山奥にある小さな村、白木村。
地図にも載っておらず、訪れる者もほとんどいない。
村に伝わる古い伝承によれば、かつてこの地に住む人々は「かみさま」に生贄を捧げることで豊かな生活を得ていたという。
その儀式が行われなくなった後、村は徐々に廃れ、人々の記憶からも消え去った。
ある夏、都市伝説を調査する雑誌記者の健一とその友人たちは、この白木村を訪れることになった。
目的は、村に関する不気味な噂を確かめることだった。
「村を訪れた者は戻ってこれない」「夜になると村全体が異界に飲み込まれる」など、話は様々だったが、どれも現実味はなさそうだった。
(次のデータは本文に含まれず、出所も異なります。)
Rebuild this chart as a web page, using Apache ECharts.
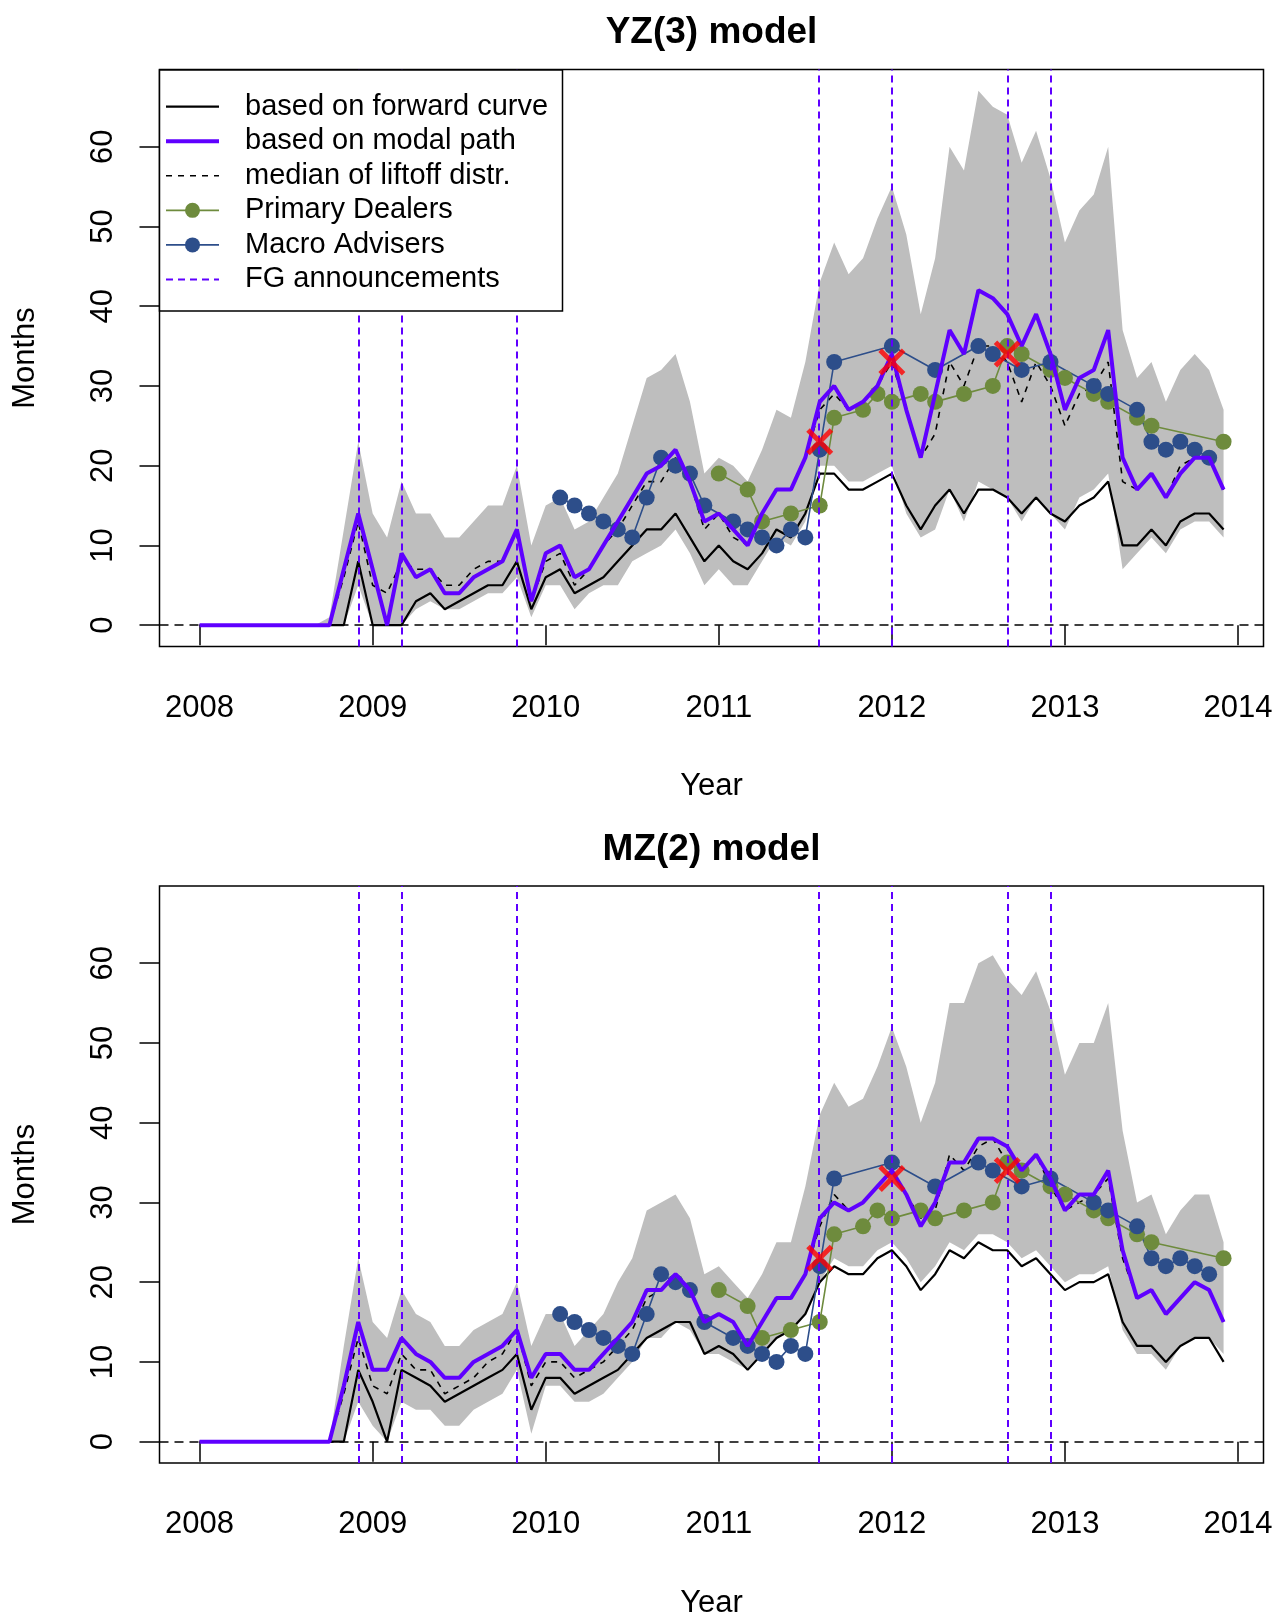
<!DOCTYPE html>
<html>
<head>
<meta charset="utf-8">
<script src="https://cdn.jsdelivr.net/npm/echarts@6/dist/echarts.min.js"></script>
<style>
  html, body { margin: 0; padding: 0; background: #fff; }
  #chart { width: 1278px; height: 1613px; }
</style>
</head>
<body>
<div id="chart"></div>
<script>
// ---- axis ticks ----
const YEAR_TICKS = [2008, 2009, 2010, 2011, 2012, 2013, 2014];
const MONTH_TICKS = [0, 10, 20, 30, 40, 50, 60];

// monthly observation dates, Jan 2008 .. Dec 2013 (decimal years)
const months = [];
for (let y = 2008; y <= 2013; y++) for (let m = 0; m < 12; m++) months.push(y + m / 12);
const ym = s => { const [y, m] = s.split('-').map(Number); return y + (m - 1) / 12; };

// ---- YZ(3) model: expected months to liftoff ----
const yzForward = [0,0,0,0,0,0,0,0,0, 0,0,8,0,0,0,3,4,2,3,4,5,5,8,2,6,7,4, 5,6,8,10,12,12,14,11,8,10,8,7,9,12,11,14,19, 19,17,17,18,19,15,12,15,17,14,17,17,16,14,16,14, 13,15,16,18,10,10,12,10,13,14,14,12];
const yzModal   = [0,0,0,0,0,0,0,0,0, 0,7,14,7,0,9,6,7,4,4,6,7,8,12,3,9,10,6, 7,10,13,16,19,20,22,18,13,14,12,10,14,17,17,21,28, 30,27,28,30,34,27,21,29,37,34,42,41,39,35,39,34, 27,31,32,37,21,17,19,16,19,21,21,17];
const yzMedian  = [0,0,0,0,0,0,0,0,0, 0,6,13,5,4,8,7,7,5,5,7,8,8,12,3,8,9,5, 7,10,12,15,18,18,21,18,12,14,11,10,14,17,17,21,27, 29,27,28,30,33,27,21,24,33,30,35,35,33,28,33,30, 25,29,30,33,18,17,19,16,20,21,21,17];
const yzUpper   = [0,0,0,0,0,0,0,0,0, 1,12,23,14,11,18,14,14,11,11,13,15,15,20,10,15,16,12, 13,16,19,25,31,32,34,28,19,21,20,18,22,27,26,33,43, 48,44,46,51,55,49,39,46,60,57,67,65,64,58,62,56, 48,52,54,60,37,31,33,28,32,34,32,27];
const yzLower   = [0,0,0,0,0,0,0,0,0, 0,0,5,0,0,0,2,3,2,2,3,4,4,6,1,5,5,2, 4,5,5,8,9,10,12,9,5,7,5,5,8,11,10,13,20, 20,18,18,19,20,14,11,12,17,13,18,17,16,13,16,14, 12,16,17,19,7,9,11,9,12,13,13,11];

// ---- MZ(2) model ----
const mzForward = [0,0,0,0,0,0,0,0,0, 0,0,9,5,0,9,8,7,5,6,7,8,9,11,4,8,8,6, 7,8,9,11,13,14,15,15,11,12,11,9,11,13,14,16,20, 22,21,21,23,24,22,19,21,24,23,25,24,24,22,23,21, 19,20,20,21,15,12,12,10,12,13,13,10];
const mzModal   = [0,0,0,0,0,0,0,0,0, 0,7,15,9,9,13,11,10,8,8,10,11,12,14,8,11,11,9, 9,11,13,15,19,19,21,19,15,16,15,12,15,18,18,21,28, 30,29,30,32,34,31,27,30,35,35,38,38,37,34,36,33, 29,31,31,34,24,18,19,16,18,20,19,15];
const mzMedian  = [0,0,0,0,0,0,0,0,0, 0,6,13,7,6,11,9,9,6,7,8,10,11,14,7,10,10,8, 9,10,12,14,18,19,21,19,15,16,15,12,15,18,18,21,27, 31,29,30,32,34,31,28,29,36,34,37,38,35,34,36,32, 29,30,31,33,23,18,19,16,18,20,19,15];
const mzUpper   = [0,0,0,0,0,0,0,0,0, 0,12,23,15,13,19,16,15,12,12,14,15,16,20,12,16,16,12, 14,16,20,23,29,30,31,28,21,22,20,18,21,25,25,32,41, 45,42,43,47,52,47,40,45,55,55,60,61,58,56,59,54, 46,50,50,55,39,30,31,26,29,31,31,25];
const mzLower   = [0,0,0,0,0,0,0,0,0, 0,0,5,2,0,5,4,4,2,2,4,5,6,9,1,7,7,5, 5,6,8,10,13,13,15,14,11,11,10,9,11,13,14,16,20, 23,22,22,24,25,23,20,22,25,24,26,26,25,23,24,22, 20,21,21,22,14,11,11,9,12,13,13,11];

// ---- survey expectations ----
const dealerDates = ['2011-01','2011-03','2011-04','2011-06','2011-08','2011-09','2011-11','2011-12','2012-01','2012-03','2012-04','2012-06','2012-08','2012-09','2012-10','2012-12','2013-01','2013-03','2013-04','2013-06','2013-07','2013-12'];
const dealerValues = [19,17,13,14,15,26,27,29,28,29,28,29,30,35,34,32,31,29,28,26,25,23];
const adviserDates = ['2010-02','2010-03','2010-04','2010-05','2010-06','2010-07','2010-08','2010-09','2010-10','2010-11','2010-12','2011-02','2011-03','2011-04','2011-05','2011-06','2011-07','2011-08','2011-09','2012-01','2012-04','2012-07','2012-08','2012-10','2012-12','2013-03','2013-04','2013-06','2013-07','2013-08','2013-09','2013-10','2013-11'];
const adviserValues = [16,15,14,13,12,11,16,21,20,19,15,13,12,11,10,12,11,22,33,35,32,35,34,32,33,30,29,27,23,22,23,22,21];

// ---- forward guidance announcements ----
const fgDates = ['2008-12','2009-03','2009-11','2011-08','2012-01','2012-09','2012-12'];
const crossDates = ['2011-08','2012-01','2012-09'];
const crossValues = [23, 33, 34];

const FONT = '"Liberation Sans", Arial, Helvetica, sans-serif';
const PURPLE = '#5F00FF';
const GREEN = '#6E8B3D';
const BLUE = '#2D4E8A';
const GREY = '#BEBEBE';
const CROSS = 'path://M0,1.3L1.3,0L5,3.7L8.7,0L10,1.3L6.3,5L10,8.7L8.7,10L5,6.3L1.3,10L0,8.7L3.7,5Z';

const panels = [
  { title: 'YZ(3) model', top: 69.5, fwd: yzForward, modal: yzModal, median: yzMedian, lower: yzLower, upper: yzUpper },
  { title: 'MZ(2) model', top: 886, fwd: mzForward, modal: mzModal, median: mzMedian, lower: mzLower, upper: mzUpper }
];
const PLOT = { left: 159.5, width: 1104, height: 577 };

const pts = arr => months.map((x, i) => [x, arr[i]]);
const pairs = (dates, vals) => dates.map((d, i) => [ym(d), vals[i]]);
const centered = (text, font) => ({ text, font, fill: '#000',
  textAlign: 'center', align: 'center', textVerticalAlign: 'middle', verticalAlign: 'middle' });

const grids = [], xAxes = [], yAxes = [], series = [], graphics = [];

panels.forEach((p, k) => {
  grids.push({ left: PLOT.left, top: p.top, width: PLOT.width, height: PLOT.height,
    show: true, borderColor: '#000', borderWidth: 1.5, backgroundColor: 'transparent' });

  xAxes.push({
    gridIndex: k, type: 'value', min: 2007.7683, max: 2014.1474,
    axisLine: { show: false }, splitLine: { show: false },
    axisTick: { show: true, customValues: YEAR_TICKS, length: 20, lineStyle: { color: '#000', width: 1.5 } },
    axisLabel: { customValues: YEAR_TICKS, formatter: v => String(v),
      fontSize: 31, fontFamily: FONT, color: '#000', margin: 46 }
  });
  yAxes.push({
    gridIndex: k, type: 'value', min: -2.68, max: 69.68,
    axisLine: { show: false }, splitLine: { show: false },
    axisTick: { show: true, customValues: MONTH_TICKS, length: 20, lineStyle: { color: '#000', width: 1.5 } },
    axisLabel: { customValues: MONTH_TICKS, formatter: v => String(v), rotate: 90,
      fontSize: 31, fontFamily: FONT, color: '#000', margin: 41 }
  });

  const ax = { xAxisIndex: k, yAxisIndex: k, silent: true, animation: false };

  // shaded band between the lower and upper bounds, one polygon in data space
  series.push({ ...ax, type: 'custom', z: 1, clip: true,
    data: months.map((x, i) => [x, p.lower[i], p.upper[i]]),
    encode: { x: 0, y: [1, 2] },
    renderItem: (params, api) => {
      if (params.dataIndex !== 0) return null;
      const top = months.map((x, i) => api.coord([x, p.upper[i]]));
      const bottom = months.map((x, i) => api.coord([x, p.lower[i]])).reverse();
      return { type: 'polygon', shape: { points: top.concat(bottom) }, style: { fill: GREY } };
    } });

  // forward-curve path with the zero reference line
  series.push({ ...ax, type: 'line', name: 'based on forward curve', data: pts(p.fwd), symbol: 'none',
    lineStyle: { color: '#000', width: 2.2 }, z: 3,
    markLine: { silent: true, symbol: 'none', z: 3, animation: false, label: { show: false },
      lineStyle: { color: '#000', width: 1.6, type: [9, 6] }, data: [{ yAxis: 0 }] } });

  series.push({ ...ax, type: 'line', name: 'median of liftoff distr.', data: pts(p.median), symbol: 'none',
    lineStyle: { color: '#000', width: 1.6, type: [6, 6] }, z: 4 });

  series.push({ ...ax, type: 'line', name: 'Primary Dealers', data: pairs(dealerDates, dealerValues),
    symbol: 'circle', symbolSize: 16, showAllSymbol: true,
    itemStyle: { color: GREEN }, lineStyle: { color: GREEN, width: 1.6 }, z: 5 });
  series.push({ ...ax, type: 'line', name: 'Macro Advisers', data: pairs(adviserDates, adviserValues),
    symbol: 'circle', symbolSize: 16, showAllSymbol: true,
    itemStyle: { color: BLUE }, lineStyle: { color: BLUE, width: 1.6 }, z: 5 });

  series.push({ ...ax, type: 'line', name: 'based on modal path', data: pts(p.modal), symbol: 'none',
    lineStyle: { color: PURPLE, width: 4 }, z: 6,
    markLine: { silent: true, symbol: 'none', z: 7, animation: false, label: { show: false },
      lineStyle: { color: PURPLE, width: 2, type: [7, 5] },
      data: fgDates.map(d => ({ xAxis: ym(d) })) } });

  series.push({ ...ax, type: 'scatter', data: pairs(crossDates, crossValues),
    symbol: CROSS, symbolSize: 27, itemStyle: { color: '#FF0000' }, z: 10 });

  // titles and axis names
  graphics.push({ type: 'text', x: 711.5, y: p.top - 36.5, z: 100, style: centered(p.title, 'bold 37px ' + FONT) });
  graphics.push({ type: 'text', x: 711.5, y: p.top + PLOT.height + 140, z: 100, style: centered('Year', '31px ' + FONT) });
  graphics.push({ type: 'text', x: 25, y: p.top + PLOT.height / 2, rotation: Math.PI / 2, z: 100,
    style: centered('Months', '31px ' + FONT) });
});

// ---- legend box in the upper panel ----
const legendItems = [
  { label: 'based on forward curve', stroke: '#000', width: 2.2 },
  { label: 'based on modal path', stroke: PURPLE, width: 4 },
  { label: 'median of liftoff distr.', stroke: '#000', width: 1.6, dash: [6, 6] },
  { label: 'Primary Dealers', stroke: GREEN, width: 1.6, dot: GREEN },
  { label: 'Macro Advisers', stroke: BLUE, width: 1.6, dot: BLUE },
  { label: 'FG announcements', stroke: PURPLE, width: 2, dash: [7, 5] }
];
graphics.push({ type: 'rect', z: 100, shape: { x: 159.5, y: 70, width: 403, height: 241 },
  style: { fill: '#fff', stroke: '#000', lineWidth: 1.5 } });
legendItems.forEach((it, i) => {
  const cy = 106.7 + i * 34.55;
  graphics.push({ type: 'line', z: 101, shape: { x1: 166, y1: cy, x2: 219, y2: cy },
    style: { stroke: it.stroke, lineWidth: it.width, lineDash: it.dash || null } });
  if (it.dot) graphics.push({ type: 'circle', z: 102, shape: { cx: 192.5, cy: cy, r: 7.5 }, style: { fill: it.dot } });
  graphics.push({ type: 'text', z: 102, x: 245, y: cy,
    style: { text: it.label, font: '29px ' + FONT, fill: '#000',
      textAlign: 'left', align: 'left', textVerticalAlign: 'middle', verticalAlign: 'middle' } });
});

const chart = echarts.init(document.getElementById('chart'), null, { renderer: 'canvas' });
chart.setOption({
  animation: false,
  backgroundColor: '#fff',
  grid: grids,
  xAxis: xAxes,
  yAxis: yAxes,
  series: series,
  graphic: { elements: graphics }
});
</script>
</body>
</html>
村にたどり着いた彼らは、そこが完全に無人であることに気づく。
木造の家々は荒れ果て、草木が建物を侵食していた。しかし、奇妙なことに村の中心にある祠だけは新しいもののように見えた。
その祠の中には、古ぼけたお面が置かれており、何かを見張るように村全体を見下ろしていた。
健一たちは祠の中を詳しく調べることにしたが、友人の一人が「お面が動いた」と言い出した。
笑い飛ばそうとする彼らだったが、次の瞬間、村全体に不気味な鐘の音が響き渡る。
辺りを見渡すと、いつの間にか霧が立ち込めていた。
さらに、先ほどまで無人だったはずの家々から灯りが漏れ、人影が動くのが見えた。
村の住人が戻ってきたかのようだったが、その動きは不自然で、まるで糸で操られているかのようだった。
健一たちは恐怖に駆られ、村を出ようとしたが、霧がどんどん濃くなり、道が見えなくなってしまう。
やがて、一人、また一人と姿を消していく友人たち。
その声が遠くから響いてくるが、どれも助けを求める叫び声だった。
最後に残った健一は祠に戻り、お面を取り外せば何かが変わるかもしれないと考えた。
祠に戻ると、お面は健一を見つめるように位置を変えていた。
恐る恐るお面を手に取ると、突然、村全体が異様な音とともに揺れ始める。
お面を地面に叩きつけた瞬間、健一は気を失った。
気がつくと、そこは見知らぬ病院のベッドだった。
どうやら地元の警察が山中で倒れている彼を発見し、病院に運んだらしい。
しかし、友人たちの姿はどこにもなく、彼らの痕跡も見つからなかった。
その後、健一は仕事を辞め、表舞台から姿を消した。
そしてある日、彼の部屋で奇妙なものが見つかった。
それは、あの村の祠にあったお面だったという。